* **Exercise brief**
Output the data below in full, character for character.

* **Source data**
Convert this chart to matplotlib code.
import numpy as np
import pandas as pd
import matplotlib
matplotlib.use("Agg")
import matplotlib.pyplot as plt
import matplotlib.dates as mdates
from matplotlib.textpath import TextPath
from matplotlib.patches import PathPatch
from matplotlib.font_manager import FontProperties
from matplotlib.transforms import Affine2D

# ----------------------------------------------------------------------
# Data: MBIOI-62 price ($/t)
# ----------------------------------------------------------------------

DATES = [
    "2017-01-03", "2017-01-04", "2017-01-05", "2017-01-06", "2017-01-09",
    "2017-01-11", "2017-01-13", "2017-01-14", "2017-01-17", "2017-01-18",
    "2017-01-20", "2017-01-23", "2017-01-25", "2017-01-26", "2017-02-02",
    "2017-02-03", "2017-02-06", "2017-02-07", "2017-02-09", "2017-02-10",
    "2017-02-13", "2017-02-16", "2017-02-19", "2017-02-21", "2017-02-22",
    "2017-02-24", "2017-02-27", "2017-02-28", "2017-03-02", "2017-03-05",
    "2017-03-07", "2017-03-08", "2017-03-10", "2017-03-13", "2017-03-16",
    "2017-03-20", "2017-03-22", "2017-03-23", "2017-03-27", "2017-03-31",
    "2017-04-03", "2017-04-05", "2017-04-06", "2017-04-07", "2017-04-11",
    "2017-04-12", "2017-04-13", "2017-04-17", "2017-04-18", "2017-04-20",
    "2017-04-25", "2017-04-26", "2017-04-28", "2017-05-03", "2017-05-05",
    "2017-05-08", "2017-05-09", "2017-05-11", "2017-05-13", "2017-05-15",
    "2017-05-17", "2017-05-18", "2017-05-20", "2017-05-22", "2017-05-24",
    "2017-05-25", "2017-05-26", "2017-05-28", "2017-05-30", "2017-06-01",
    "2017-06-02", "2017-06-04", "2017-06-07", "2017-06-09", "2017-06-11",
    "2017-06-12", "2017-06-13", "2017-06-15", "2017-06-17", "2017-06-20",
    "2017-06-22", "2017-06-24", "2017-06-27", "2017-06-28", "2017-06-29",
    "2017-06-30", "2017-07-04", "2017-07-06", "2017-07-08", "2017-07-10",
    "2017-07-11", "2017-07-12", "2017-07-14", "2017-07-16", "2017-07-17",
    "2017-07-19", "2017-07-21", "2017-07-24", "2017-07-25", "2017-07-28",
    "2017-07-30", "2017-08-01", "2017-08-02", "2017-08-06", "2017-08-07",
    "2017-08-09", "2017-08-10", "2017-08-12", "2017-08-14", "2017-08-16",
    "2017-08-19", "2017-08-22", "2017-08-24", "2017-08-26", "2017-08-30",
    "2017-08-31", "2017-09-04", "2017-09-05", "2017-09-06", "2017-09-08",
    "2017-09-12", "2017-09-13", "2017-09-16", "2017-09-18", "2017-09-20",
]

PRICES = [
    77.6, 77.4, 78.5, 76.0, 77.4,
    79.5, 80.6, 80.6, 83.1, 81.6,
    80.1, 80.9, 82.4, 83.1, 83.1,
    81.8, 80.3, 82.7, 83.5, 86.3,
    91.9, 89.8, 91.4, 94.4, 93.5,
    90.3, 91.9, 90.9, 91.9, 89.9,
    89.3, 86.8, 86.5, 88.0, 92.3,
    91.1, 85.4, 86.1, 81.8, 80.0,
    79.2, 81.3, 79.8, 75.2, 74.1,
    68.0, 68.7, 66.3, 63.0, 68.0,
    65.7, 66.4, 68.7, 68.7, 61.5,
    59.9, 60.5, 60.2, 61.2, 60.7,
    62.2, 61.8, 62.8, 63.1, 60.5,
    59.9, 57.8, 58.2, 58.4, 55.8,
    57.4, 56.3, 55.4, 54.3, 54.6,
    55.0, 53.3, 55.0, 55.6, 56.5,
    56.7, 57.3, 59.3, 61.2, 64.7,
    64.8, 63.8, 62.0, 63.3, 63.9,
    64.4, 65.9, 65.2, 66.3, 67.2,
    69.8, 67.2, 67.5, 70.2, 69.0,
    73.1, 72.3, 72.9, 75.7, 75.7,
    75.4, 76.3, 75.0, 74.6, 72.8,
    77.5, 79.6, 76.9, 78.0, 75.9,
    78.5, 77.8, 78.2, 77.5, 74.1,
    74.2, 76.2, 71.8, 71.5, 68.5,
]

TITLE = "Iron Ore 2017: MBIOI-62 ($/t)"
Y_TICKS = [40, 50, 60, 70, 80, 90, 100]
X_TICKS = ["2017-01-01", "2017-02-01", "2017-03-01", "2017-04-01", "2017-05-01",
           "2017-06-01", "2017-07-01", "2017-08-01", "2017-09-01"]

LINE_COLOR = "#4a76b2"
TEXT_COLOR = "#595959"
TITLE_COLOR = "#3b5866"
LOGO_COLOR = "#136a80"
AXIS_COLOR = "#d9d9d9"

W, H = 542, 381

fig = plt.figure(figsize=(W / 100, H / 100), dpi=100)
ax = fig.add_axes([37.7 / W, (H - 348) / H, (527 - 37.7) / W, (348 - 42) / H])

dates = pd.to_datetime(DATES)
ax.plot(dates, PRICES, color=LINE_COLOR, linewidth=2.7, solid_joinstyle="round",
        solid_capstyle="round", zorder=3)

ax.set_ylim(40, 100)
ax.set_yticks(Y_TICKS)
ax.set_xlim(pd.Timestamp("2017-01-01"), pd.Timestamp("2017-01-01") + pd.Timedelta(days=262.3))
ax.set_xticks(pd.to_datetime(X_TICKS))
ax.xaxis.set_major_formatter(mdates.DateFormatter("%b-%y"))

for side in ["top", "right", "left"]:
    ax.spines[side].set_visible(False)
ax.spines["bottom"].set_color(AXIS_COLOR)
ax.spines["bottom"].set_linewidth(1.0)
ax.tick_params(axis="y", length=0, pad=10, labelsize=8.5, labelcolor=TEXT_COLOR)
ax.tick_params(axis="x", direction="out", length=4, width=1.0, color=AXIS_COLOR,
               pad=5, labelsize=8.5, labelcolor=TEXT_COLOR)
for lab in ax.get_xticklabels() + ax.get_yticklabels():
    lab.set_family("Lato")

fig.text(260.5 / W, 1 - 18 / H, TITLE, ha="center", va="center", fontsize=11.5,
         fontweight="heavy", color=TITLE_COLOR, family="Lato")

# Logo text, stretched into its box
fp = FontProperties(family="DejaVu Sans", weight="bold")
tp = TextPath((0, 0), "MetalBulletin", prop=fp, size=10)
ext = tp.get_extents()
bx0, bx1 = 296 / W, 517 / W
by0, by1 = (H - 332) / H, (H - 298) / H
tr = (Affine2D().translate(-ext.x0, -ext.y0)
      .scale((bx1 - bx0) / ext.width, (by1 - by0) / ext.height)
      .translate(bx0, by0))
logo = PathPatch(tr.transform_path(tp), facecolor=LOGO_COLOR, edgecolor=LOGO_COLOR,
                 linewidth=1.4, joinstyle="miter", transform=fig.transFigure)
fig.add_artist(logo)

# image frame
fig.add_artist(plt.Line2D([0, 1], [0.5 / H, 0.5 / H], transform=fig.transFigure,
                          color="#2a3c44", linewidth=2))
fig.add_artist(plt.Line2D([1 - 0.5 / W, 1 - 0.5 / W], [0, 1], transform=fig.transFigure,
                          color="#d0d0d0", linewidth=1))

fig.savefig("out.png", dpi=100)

* **Task output**
Convert this chart to matplotlib code.
import numpy as np
import pandas as pd
import matplotlib
matplotlib.use("Agg")
import matplotlib.pyplot as plt
import matplotlib.dates as mdates
from matplotlib.textpath import TextPath
from matplotlib.patches import PathPatch
from matplotlib.font_manager import FontProperties
from matplotlib.transforms import Affine2D

# ----------------------------------------------------------------------
# Data: MBIOI-62 price ($/t)
# ----------------------------------------------------------------------

DATES = [
    "2017-01-03", "2017-01-04", "2017-01-05", "2017-01-06", "2017-01-09",
    "2017-01-11", "2017-01-13", "2017-01-14", "2017-01-17", "2017-01-18",
    "2017-01-20", "2017-01-23", "2017-01-25", "2017-01-26", "2017-02-02",
    "2017-02-03", "2017-02-06", "2017-02-07", "2017-02-09", "2017-02-10",
    "2017-02-13", "2017-02-16", "2017-02-19", "2017-02-21", "2017-02-22",
    "2017-02-24", "2017-02-27", "2017-02-28", "2017-03-02", "2017-03-05",
    "2017-03-07", "2017-03-08", "2017-03-10", "2017-03-13", "2017-03-16",
    "2017-03-20", "2017-03-22", "2017-03-23", "2017-03-27", "2017-03-31",
    "2017-04-03", "2017-04-05", "2017-04-06", "2017-04-07", "2017-04-11",
    "2017-04-12", "2017-04-13", "2017-04-17", "2017-04-18", "2017-04-20",
    "2017-04-25", "2017-04-26", "2017-04-28", "2017-05-03", "2017-05-05",
    "2017-05-08", "2017-05-09", "2017-05-11", "2017-05-13", "2017-05-15",
    "2017-05-17", "2017-05-18", "2017-05-20", "2017-05-22", "2017-05-24",
    "2017-05-25", "2017-05-26", "2017-05-28", "2017-05-30", "2017-06-01",
    "2017-06-02", "2017-06-04", "2017-06-07", "2017-06-09", "2017-06-11",
    "2017-06-12", "2017-06-13", "2017-06-15", "2017-06-17", "2017-06-20",
    "2017-06-22", "2017-06-24", "2017-06-27", "2017-06-28", "2017-06-29",
    "2017-06-30", "2017-07-04", "2017-07-06", "2017-07-08", "2017-07-10",
    "2017-07-11", "2017-07-12", "2017-07-14", "2017-07-16", "2017-07-17",
    "2017-07-19", "2017-07-21", "2017-07-24", "2017-07-25", "2017-07-28",
    "2017-07-30", "2017-08-01", "2017-08-02", "2017-08-06", "2017-08-07",
    "2017-08-09", "2017-08-10", "2017-08-12", "2017-08-14", "2017-08-16",
    "2017-08-19", "2017-08-22", "2017-08-24", "2017-08-26", "2017-08-30",
    "2017-08-31", "2017-09-04", "2017-09-05", "2017-09-06", "2017-09-08",
    "2017-09-12", "2017-09-13", "2017-09-16", "2017-09-18", "2017-09-20",
]

PRICES = [
    77.6, 77.4, 78.5, 76.0, 77.4,
    79.5, 80.6, 80.6, 83.1, 81.6,
    80.1, 80.9, 82.4, 83.1, 83.1,
    81.8, 80.3, 82.7, 83.5, 86.3,
    91.9, 89.8, 91.4, 94.4, 93.5,
    90.3, 91.9, 90.9, 91.9, 89.9,
    89.3, 86.8, 86.5, 88.0, 92.3,
    91.1, 85.4, 86.1, 81.8, 80.0,
    79.2, 81.3, 79.8, 75.2, 74.1,
    68.0, 68.7, 66.3, 63.0, 68.0,
    65.7, 66.4, 68.7, 68.7, 61.5,
    59.9, 60.5, 60.2, 61.2, 60.7,
    62.2, 61.8, 62.8, 63.1, 60.5,
    59.9, 57.8, 58.2, 58.4, 55.8,
    57.4, 56.3, 55.4, 54.3, 54.6,
    55.0, 53.3, 55.0, 55.6, 56.5,
    56.7, 57.3, 59.3, 61.2, 64.7,
    64.8, 63.8, 62.0, 63.3, 63.9,
    64.4, 65.9, 65.2, 66.3, 67.2,
    69.8, 67.2, 67.5, 70.2, 69.0,
    73.1, 72.3, 72.9, 75.7, 75.7,
    75.4, 76.3, 75.0, 74.6, 72.8,
    77.5, 79.6, 76.9, 78.0, 75.9,
    78.5, 77.8, 78.2, 77.5, 74.1,
    74.2, 76.2, 71.8, 71.5, 68.5,
]

TITLE = "Iron Ore 2017: MBIOI-62 ($/t)"
Y_TICKS = [40, 50, 60, 70, 80, 90, 100]
X_TICKS = ["2017-01-01", "2017-02-01", "2017-03-01", "2017-04-01", "2017-05-01",
           "2017-06-01", "2017-07-01", "2017-08-01", "2017-09-01"]

LINE_COLOR = "#4a76b2"
TEXT_COLOR = "#595959"
TITLE_COLOR = "#3b5866"
LOGO_COLOR = "#136a80"
AXIS_COLOR = "#d9d9d9"

W, H = 542, 381

fig = plt.figure(figsize=(W / 100, H / 100), dpi=100)
ax = fig.add_axes([37.7 / W, (H - 348) / H, (527 - 37.7) / W, (348 - 42) / H])

dates = pd.to_datetime(DATES)
ax.plot(dates, PRICES, color=LINE_COLOR, linewidth=2.7, solid_joinstyle="round",
        solid_capstyle="round", zorder=3)

ax.set_ylim(40, 100)
ax.set_yticks(Y_TICKS)
ax.set_xlim(pd.Timestamp("2017-01-01"), pd.Timestamp("2017-01-01") + pd.Timedelta(days=262.3))
ax.set_xticks(pd.to_datetime(X_TICKS))
ax.xaxis.set_major_formatter(mdates.DateFormatter("%b-%y"))

for side in ["top", "right", "left"]:
    ax.spines[side].set_visible(False)
ax.spines["bottom"].set_color(AXIS_COLOR)
ax.spines["bottom"].set_linewidth(1.0)
ax.tick_params(axis="y", length=0, pad=10, labelsize=8.5, labelcolor=TEXT_COLOR)
ax.tick_params(axis="x", direction="out", length=4, width=1.0, color=AXIS_COLOR,
               pad=5, labelsize=8.5, labelcolor=TEXT_COLOR)
for lab in ax.get_xticklabels() + ax.get_yticklabels():
    lab.set_family("Lato")

fig.text(260.5 / W, 1 - 18 / H, TITLE, ha="center", va="center", fontsize=11.5,
         fontweight="heavy", color=TITLE_COLOR, family="Lato")

# Logo text, stretched into its box
fp = FontProperties(family="DejaVu Sans", weight="bold")
tp = TextPath((0, 0), "MetalBulletin", prop=fp, size=10)
ext = tp.get_extents()
bx0, bx1 = 296 / W, 517 / W
by0, by1 = (H - 332) / H, (H - 298) / H
tr = (Affine2D().translate(-ext.x0, -ext.y0)
      .scale((bx1 - bx0) / ext.width, (by1 - by0) / ext.height)
      .translate(bx0, by0))
logo = PathPatch(tr.transform_path(tp), facecolor=LOGO_COLOR, edgecolor=LOGO_COLOR,
                 linewidth=1.4, joinstyle="miter", transform=fig.transFigure)
fig.add_artist(logo)

# image frame
fig.add_artist(plt.Line2D([0, 1], [0.5 / H, 0.5 / H], transform=fig.transFigure,
                          color="#2a3c44", linewidth=2))
fig.add_artist(plt.Line2D([1 - 0.5 / W, 1 - 0.5 / W], [0, 1], transform=fig.transFigure,
                          color="#d0d0d0", linewidth=1))

fig.savefig("out.png", dpi=100)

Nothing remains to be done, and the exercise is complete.